Work to be completed: Omitting the pictures, copy exactly each line from the one containing "Emit a Python" up to and including the one containing "ef_main = [1.625, 1.542, 1.320, 1.318, 1.328, 1.632, 1.513]".

Data provided:
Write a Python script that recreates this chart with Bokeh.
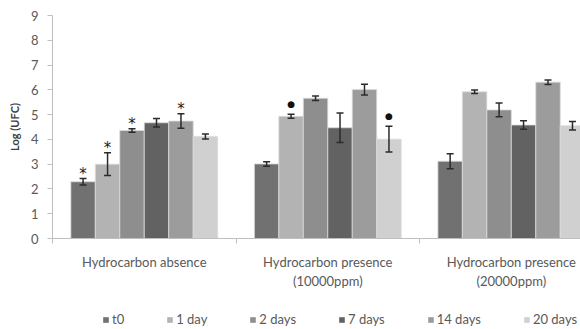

--

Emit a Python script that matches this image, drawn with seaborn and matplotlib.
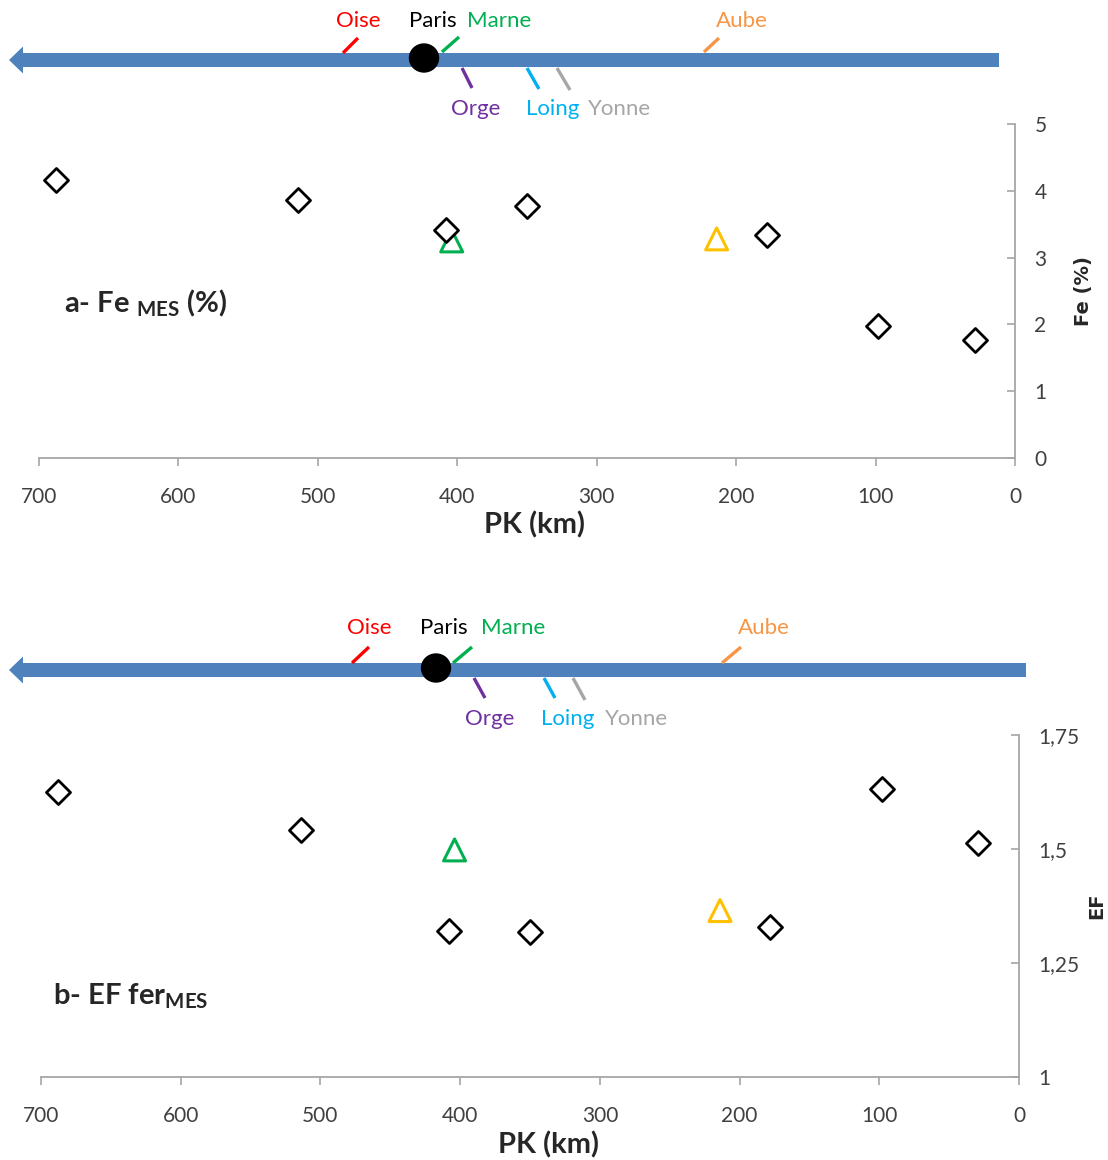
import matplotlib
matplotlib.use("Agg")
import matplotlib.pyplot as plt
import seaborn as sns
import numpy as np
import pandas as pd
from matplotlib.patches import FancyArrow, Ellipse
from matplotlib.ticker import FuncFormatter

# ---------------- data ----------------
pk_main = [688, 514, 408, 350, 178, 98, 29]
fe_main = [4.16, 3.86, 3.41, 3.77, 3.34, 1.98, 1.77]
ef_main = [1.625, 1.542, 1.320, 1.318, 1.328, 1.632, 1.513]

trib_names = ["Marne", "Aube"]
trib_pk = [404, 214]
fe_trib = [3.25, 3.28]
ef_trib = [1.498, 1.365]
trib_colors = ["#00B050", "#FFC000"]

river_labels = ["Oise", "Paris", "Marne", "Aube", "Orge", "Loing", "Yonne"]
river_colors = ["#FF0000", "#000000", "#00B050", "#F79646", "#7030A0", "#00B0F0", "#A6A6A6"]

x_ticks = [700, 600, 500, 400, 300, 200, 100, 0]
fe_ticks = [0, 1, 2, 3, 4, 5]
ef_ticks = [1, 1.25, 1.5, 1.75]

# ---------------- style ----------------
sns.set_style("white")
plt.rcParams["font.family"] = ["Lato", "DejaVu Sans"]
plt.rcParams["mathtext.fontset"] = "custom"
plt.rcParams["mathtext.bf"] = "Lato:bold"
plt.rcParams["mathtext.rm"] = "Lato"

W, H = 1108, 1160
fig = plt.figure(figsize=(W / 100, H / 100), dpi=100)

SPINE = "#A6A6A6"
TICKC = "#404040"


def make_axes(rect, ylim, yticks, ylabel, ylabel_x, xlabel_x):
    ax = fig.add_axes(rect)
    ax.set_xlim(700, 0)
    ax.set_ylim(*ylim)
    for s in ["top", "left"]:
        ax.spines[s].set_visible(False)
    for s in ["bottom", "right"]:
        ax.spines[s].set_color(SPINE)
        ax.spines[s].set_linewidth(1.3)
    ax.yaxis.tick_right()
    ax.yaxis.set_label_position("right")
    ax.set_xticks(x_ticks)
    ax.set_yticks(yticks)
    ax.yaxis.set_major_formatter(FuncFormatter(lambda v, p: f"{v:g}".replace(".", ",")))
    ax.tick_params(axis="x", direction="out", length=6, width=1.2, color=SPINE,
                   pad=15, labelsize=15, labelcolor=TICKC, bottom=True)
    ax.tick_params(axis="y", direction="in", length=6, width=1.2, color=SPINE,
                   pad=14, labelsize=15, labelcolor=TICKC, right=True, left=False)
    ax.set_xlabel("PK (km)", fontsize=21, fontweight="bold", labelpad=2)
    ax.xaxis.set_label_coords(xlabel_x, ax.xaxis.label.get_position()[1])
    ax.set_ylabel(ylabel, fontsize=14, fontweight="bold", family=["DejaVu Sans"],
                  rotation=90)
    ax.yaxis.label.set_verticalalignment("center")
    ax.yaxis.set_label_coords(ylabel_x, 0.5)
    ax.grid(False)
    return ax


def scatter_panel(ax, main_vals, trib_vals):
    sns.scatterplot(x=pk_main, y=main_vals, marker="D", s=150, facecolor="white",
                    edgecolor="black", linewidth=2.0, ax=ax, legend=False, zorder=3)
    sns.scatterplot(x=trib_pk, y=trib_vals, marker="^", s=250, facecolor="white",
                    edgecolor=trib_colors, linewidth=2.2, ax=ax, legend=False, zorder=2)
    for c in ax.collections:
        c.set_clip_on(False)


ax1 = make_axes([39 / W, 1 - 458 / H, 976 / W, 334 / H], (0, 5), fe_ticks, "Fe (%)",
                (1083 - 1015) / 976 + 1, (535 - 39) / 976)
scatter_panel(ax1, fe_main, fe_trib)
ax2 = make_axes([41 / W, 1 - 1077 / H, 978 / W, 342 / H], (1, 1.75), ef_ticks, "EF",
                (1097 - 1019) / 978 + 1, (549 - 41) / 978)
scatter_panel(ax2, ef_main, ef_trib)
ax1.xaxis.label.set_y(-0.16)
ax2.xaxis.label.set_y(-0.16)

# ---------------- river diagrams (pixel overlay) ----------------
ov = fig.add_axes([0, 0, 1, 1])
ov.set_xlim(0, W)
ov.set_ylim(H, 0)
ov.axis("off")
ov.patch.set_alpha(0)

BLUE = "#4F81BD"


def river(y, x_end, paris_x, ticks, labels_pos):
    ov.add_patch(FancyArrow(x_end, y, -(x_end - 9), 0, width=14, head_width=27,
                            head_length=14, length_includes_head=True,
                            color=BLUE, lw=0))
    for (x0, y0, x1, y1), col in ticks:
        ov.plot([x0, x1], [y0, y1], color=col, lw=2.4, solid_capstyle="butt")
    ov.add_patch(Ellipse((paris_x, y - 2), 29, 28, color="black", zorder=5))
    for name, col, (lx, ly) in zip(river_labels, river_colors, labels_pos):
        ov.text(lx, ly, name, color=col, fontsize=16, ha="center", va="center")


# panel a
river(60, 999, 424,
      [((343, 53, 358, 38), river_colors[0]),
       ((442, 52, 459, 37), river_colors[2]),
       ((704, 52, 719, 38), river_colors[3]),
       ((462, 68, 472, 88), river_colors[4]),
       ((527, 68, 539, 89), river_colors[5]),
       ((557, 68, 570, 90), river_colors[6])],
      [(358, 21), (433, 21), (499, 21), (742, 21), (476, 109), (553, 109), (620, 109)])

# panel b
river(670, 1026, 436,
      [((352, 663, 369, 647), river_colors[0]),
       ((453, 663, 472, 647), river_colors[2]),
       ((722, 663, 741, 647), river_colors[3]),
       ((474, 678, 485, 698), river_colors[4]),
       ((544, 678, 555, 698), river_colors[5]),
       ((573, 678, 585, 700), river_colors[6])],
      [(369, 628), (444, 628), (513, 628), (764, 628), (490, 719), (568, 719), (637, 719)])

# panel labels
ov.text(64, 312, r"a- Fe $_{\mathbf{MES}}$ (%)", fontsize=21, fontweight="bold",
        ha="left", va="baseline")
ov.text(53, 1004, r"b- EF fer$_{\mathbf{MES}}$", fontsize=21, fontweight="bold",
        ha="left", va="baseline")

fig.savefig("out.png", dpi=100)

Reply:
Emit a Python script that matches this image, drawn with seaborn and matplotlib.
import matplotlib
matplotlib.use("Agg")
import matplotlib.pyplot as plt
import seaborn as sns
import numpy as np
import pandas as pd
from matplotlib.patches import FancyArrow, Ellipse
from matplotlib.ticker import FuncFormatter

# ---------------- data ----------------
pk_main = [688, 514, 408, 350, 178, 98, 29]
fe_main = [4.16, 3.86, 3.41, 3.77, 3.34, 1.98, 1.77]
ef_main = [1.625, 1.542, 1.320, 1.318, 1.328, 1.632, 1.513]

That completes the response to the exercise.